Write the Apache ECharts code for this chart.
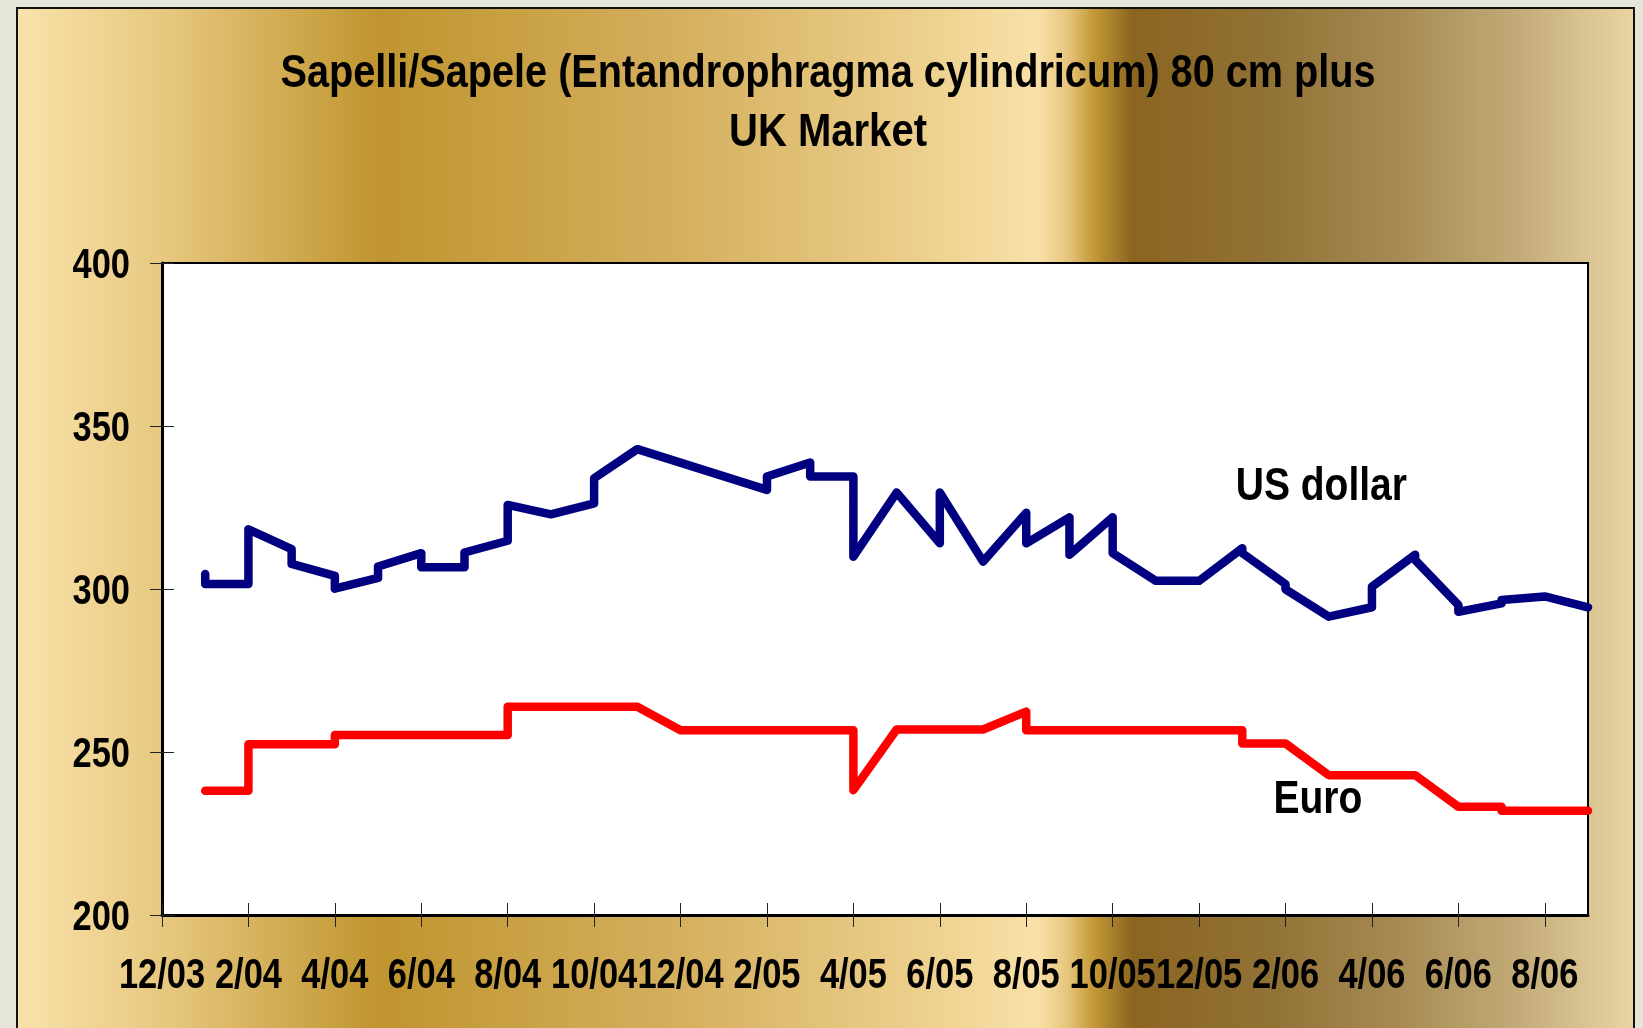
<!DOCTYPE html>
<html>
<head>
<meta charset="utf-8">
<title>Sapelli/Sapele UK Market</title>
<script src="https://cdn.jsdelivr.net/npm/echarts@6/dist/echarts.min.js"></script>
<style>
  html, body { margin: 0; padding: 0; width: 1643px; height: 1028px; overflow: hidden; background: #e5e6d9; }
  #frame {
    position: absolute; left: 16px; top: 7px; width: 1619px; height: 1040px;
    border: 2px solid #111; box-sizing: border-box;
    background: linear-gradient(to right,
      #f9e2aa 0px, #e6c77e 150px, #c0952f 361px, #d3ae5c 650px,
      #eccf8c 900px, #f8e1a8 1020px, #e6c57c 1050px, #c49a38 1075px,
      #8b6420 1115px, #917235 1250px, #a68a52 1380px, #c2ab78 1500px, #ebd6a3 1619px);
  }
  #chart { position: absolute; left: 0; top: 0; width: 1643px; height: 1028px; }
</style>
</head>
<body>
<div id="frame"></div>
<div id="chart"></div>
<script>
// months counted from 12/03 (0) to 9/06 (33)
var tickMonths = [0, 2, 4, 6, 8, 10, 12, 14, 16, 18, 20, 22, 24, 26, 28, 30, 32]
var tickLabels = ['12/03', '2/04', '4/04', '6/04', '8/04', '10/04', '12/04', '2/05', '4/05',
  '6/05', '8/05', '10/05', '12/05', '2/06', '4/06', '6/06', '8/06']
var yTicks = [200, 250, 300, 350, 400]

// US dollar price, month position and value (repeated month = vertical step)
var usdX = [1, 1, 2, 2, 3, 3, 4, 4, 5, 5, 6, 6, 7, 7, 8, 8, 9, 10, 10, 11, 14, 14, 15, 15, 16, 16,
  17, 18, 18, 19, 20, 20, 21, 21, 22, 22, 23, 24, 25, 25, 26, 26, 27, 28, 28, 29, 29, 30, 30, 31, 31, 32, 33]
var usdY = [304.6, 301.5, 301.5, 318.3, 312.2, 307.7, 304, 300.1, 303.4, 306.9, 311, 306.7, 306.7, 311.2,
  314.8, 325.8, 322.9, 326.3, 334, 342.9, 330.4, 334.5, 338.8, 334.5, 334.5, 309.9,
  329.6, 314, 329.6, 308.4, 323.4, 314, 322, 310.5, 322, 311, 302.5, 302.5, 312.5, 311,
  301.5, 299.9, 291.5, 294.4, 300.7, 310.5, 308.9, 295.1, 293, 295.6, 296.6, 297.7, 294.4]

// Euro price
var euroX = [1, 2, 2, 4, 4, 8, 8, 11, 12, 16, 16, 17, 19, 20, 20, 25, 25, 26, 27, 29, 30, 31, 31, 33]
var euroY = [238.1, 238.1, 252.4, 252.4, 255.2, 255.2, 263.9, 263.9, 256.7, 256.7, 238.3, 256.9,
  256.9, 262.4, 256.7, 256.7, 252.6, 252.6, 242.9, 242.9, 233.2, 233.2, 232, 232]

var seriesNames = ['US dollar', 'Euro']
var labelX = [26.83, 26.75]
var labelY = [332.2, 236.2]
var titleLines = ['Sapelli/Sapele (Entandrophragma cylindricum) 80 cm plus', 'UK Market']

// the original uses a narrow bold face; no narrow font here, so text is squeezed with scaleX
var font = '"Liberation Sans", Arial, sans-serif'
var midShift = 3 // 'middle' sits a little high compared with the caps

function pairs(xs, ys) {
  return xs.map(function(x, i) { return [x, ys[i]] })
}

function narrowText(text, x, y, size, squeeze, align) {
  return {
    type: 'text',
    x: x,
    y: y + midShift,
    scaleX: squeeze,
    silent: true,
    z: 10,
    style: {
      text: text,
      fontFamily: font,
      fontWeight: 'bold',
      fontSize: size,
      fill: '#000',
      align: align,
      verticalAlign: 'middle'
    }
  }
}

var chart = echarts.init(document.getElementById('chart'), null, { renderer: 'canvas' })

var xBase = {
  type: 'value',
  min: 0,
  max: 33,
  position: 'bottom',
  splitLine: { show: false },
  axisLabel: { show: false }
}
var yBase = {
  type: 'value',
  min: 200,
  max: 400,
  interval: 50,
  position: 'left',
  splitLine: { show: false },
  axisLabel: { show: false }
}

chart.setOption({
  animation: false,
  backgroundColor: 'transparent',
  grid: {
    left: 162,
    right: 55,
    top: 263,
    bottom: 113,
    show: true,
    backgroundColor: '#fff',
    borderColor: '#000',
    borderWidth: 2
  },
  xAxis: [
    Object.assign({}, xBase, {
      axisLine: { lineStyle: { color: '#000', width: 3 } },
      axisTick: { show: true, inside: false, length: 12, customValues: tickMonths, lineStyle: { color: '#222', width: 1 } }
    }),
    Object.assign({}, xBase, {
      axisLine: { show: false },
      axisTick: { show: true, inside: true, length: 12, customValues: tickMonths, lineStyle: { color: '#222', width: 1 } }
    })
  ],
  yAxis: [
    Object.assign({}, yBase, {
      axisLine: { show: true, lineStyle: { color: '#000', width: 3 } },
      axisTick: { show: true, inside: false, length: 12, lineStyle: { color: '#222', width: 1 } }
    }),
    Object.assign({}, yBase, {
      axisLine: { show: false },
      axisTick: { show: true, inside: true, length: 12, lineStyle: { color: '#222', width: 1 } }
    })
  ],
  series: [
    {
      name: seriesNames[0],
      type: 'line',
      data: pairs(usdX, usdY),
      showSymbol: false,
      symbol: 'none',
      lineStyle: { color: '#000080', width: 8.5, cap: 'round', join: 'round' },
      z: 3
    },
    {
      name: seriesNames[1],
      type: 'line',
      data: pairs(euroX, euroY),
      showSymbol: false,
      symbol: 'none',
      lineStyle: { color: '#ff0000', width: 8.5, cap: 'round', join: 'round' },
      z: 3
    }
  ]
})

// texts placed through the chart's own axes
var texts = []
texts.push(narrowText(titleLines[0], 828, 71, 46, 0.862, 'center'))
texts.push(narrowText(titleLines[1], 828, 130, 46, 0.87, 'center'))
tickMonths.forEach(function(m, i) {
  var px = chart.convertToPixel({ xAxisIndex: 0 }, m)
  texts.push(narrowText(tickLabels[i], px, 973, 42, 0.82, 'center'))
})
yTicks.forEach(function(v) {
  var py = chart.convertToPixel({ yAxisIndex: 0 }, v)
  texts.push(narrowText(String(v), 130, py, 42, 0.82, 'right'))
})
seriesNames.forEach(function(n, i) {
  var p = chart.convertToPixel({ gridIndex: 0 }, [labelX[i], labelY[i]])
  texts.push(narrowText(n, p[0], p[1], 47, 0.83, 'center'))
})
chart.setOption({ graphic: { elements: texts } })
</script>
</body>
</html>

### [WRITTEN REQUEST]
Copy out all of the data word for word. Do not carry over any picture.

### [FINISHED TASK]
Write the Apache ECharts code for this chart.
<!DOCTYPE html>
<html>
<head>
<meta charset="utf-8">
<title>Sapelli/Sapele UK Market</title>
<script src="https://cdn.jsdelivr.net/npm/echarts@6/dist/echarts.min.js"></script>
<style>
  html, body { margin: 0; padding: 0; width: 1643px; height: 1028px; overflow: hidden; background: #e5e6d9; }
  #frame {
    position: absolute; left: 16px; top: 7px; width: 1619px; height: 1040px;
    border: 2px solid #111; box-sizing: border-box;
    background: linear-gradient(to right,
      #f9e2aa 0px, #e6c77e 150px, #c0952f 361px, #d3ae5c 650px,
      #eccf8c 900px, #f8e1a8 1020px, #e6c57c 1050px, #c49a38 1075px,
      #8b6420 1115px, #917235 1250px, #a68a52 1380px, #c2ab78 1500px, #ebd6a3 1619px);
  }
  #chart { position: absolute; left: 0; top: 0; width: 1643px; height: 1028px; }
</style>
</head>
<body>
<div id="frame"></div>
<div id="chart"></div>
<script>
// months counted from 12/03 (0) to 9/06 (33)
var tickMonths = [0, 2, 4, 6, 8, 10, 12, 14, 16, 18, 20, 22, 24, 26, 28, 30, 32]
var tickLabels = ['12/03', '2/04', '4/04', '6/04', '8/04', '10/04', '12/04', '2/05', '4/05',
  '6/05', '8/05', '10/05', '12/05', '2/06', '4/06', '6/06', '8/06']
var yTicks = [200, 250, 300, 350, 400]

// US dollar price, month position and value (repeated month = vertical step)
var usdX = [1, 1, 2, 2, 3, 3, 4, 4, 5, 5, 6, 6, 7, 7, 8, 8, 9, 10, 10, 11, 14, 14, 15, 15, 16, 16,
  17, 18, 18, 19, 20, 20, 21, 21, 22, 22, 23, 24, 25, 25, 26, 26, 27, 28, 28, 29, 29, 30, 30, 31, 31, 32, 33]
var usdY = [304.6, 301.5, 301.5, 318.3, 312.2, 307.7, 304, 300.1, 303.4, 306.9, 311, 306.7, 306.7, 311.2,
  314.8, 325.8, 322.9, 326.3, 334, 342.9, 330.4, 334.5, 338.8, 334.5, 334.5, 309.9,
  329.6, 314, 329.6, 308.4, 323.4, 314, 322, 310.5, 322, 311, 302.5, 302.5, 312.5, 311,
  301.5, 299.9, 291.5, 294.4, 300.7, 310.5, 308.9, 295.1, 293, 295.6, 296.6, 297.7, 294.4]

// Euro price
var euroX = [1, 2, 2, 4, 4, 8, 8, 11, 12, 16, 16, 17, 19, 20, 20, 25, 25, 26, 27, 29, 30, 31, 31, 33]
var euroY = [238.1, 238.1, 252.4, 252.4, 255.2, 255.2, 263.9, 263.9, 256.7, 256.7, 238.3, 256.9,
  256.9, 262.4, 256.7, 256.7, 252.6, 252.6, 242.9, 242.9, 233.2, 233.2, 232, 232]

var seriesNames = ['US dollar', 'Euro']
var labelX = [26.83, 26.75]
var labelY = [332.2, 236.2]
var titleLines = ['Sapelli/Sapele (Entandrophragma cylindricum) 80 cm plus', 'UK Market']

// the original uses a narrow bold face; no narrow font here, so text is squeezed with scaleX
var font = '"Liberation Sans", Arial, sans-serif'
var midShift = 3 // 'middle' sits a little high compared with the caps

function pairs(xs, ys) {
  return xs.map(function(x, i) { return [x, ys[i]] })
}

function narrowText(text, x, y, size, squeeze, align) {
  return {
    type: 'text',
    x: x,
    y: y + midShift,
    scaleX: squeeze,
    silent: true,
    z: 10,
    style: {
      text: text,
      fontFamily: font,
      fontWeight: 'bold',
      fontSize: size,
      fill: '#000',
      align: align,
      verticalAlign: 'middle'
    }
  }
}

var chart = echarts.init(document.getElementById('chart'), null, { renderer: 'canvas' })

var xBase = {
  type: 'value',
  min: 0,
  max: 33,
  position: 'bottom',
  splitLine: { show: false },
  axisLabel: { show: false }
}
var yBase = {
  type: 'value',
  min: 200,
  max: 400,
  interval: 50,
  position: 'left',
  splitLine: { show: false },
  axisLabel: { show: false }
}

chart.setOption({
  animation: false,
  backgroundColor: 'transparent',
  grid: {
    left: 162,
    right: 55,
    top: 263,
    bottom: 113,
    show: true,
    backgroundColor: '#fff',
    borderColor: '#000',
    borderWidth: 2
  },
  xAxis: [
    Object.assign({}, xBase, {
      axisLine: { lineStyle: { color: '#000', width: 3 } },
      axisTick: { show: true, inside: false, length: 12, customValues: tickMonths, lineStyle: { color: '#222', width: 1 } }
    }),
    Object.assign({}, xBase, {
      axisLine: { show: false },
      axisTick: { show: true, inside: true, length: 12, customValues: tickMonths, lineStyle: { color: '#222', width: 1 } }
    })
  ],
  yAxis: [
    Object.assign({}, yBase, {
      axisLine: { show: true, lineStyle: { color: '#000', width: 3 } },
      axisTick: { show: true, inside: false, length: 12, lineStyle: { color: '#222', width: 1 } }
    }),
    Object.assign({}, yBase, {
      axisLine: { show: false },
      axisTick: { show: true, inside: true, length: 12, lineStyle: { color: '#222', width: 1 } }
    })
  ],
  series: [
    {
      name: seriesNames[0],
      type: 'line',
      data: pairs(usdX, usdY),
      showSymbol: false,
      symbol: 'none',
      lineStyle: { color: '#000080', width: 8.5, cap: 'round', join: 'round' },
      z: 3
    },
    {
      name: seriesNames[1],
      type: 'line',
      data: pairs(euroX, euroY),
      showSymbol: false,
      symbol: 'none',
      lineStyle: { color: '#ff0000', width: 8.5, cap: 'round', join: 'round' },
      z: 3
    }
  ]
})

// texts placed through the chart's own axes
var texts = []
texts.push(narrowText(titleLines[0], 828, 71, 46, 0.862, 'center'))
texts.push(narrowText(titleLines[1], 828, 130, 46, 0.87, 'center'))
tickMonths.forEach(function(m, i) {
  var px = chart.convertToPixel({ xAxisIndex: 0 }, m)
  texts.push(narrowText(tickLabels[i], px, 973, 42, 0.82, 'center'))
})
yTicks.forEach(function(v) {
  var py = chart.convertToPixel({ yAxisIndex: 0 }, v)
  texts.push(narrowText(String(v), 130, py, 42, 0.82, 'right'))
})
seriesNames.forEach(function(n, i) {
  var p = chart.convertToPixel({ gridIndex: 0 }, [labelX[i], labelY[i]])
  texts.push(narrowText(n, p[0], p[1], 47, 0.83, 'center'))
})
chart.setOption({ graphic: { elements: texts } })
</script>
</body>
</html>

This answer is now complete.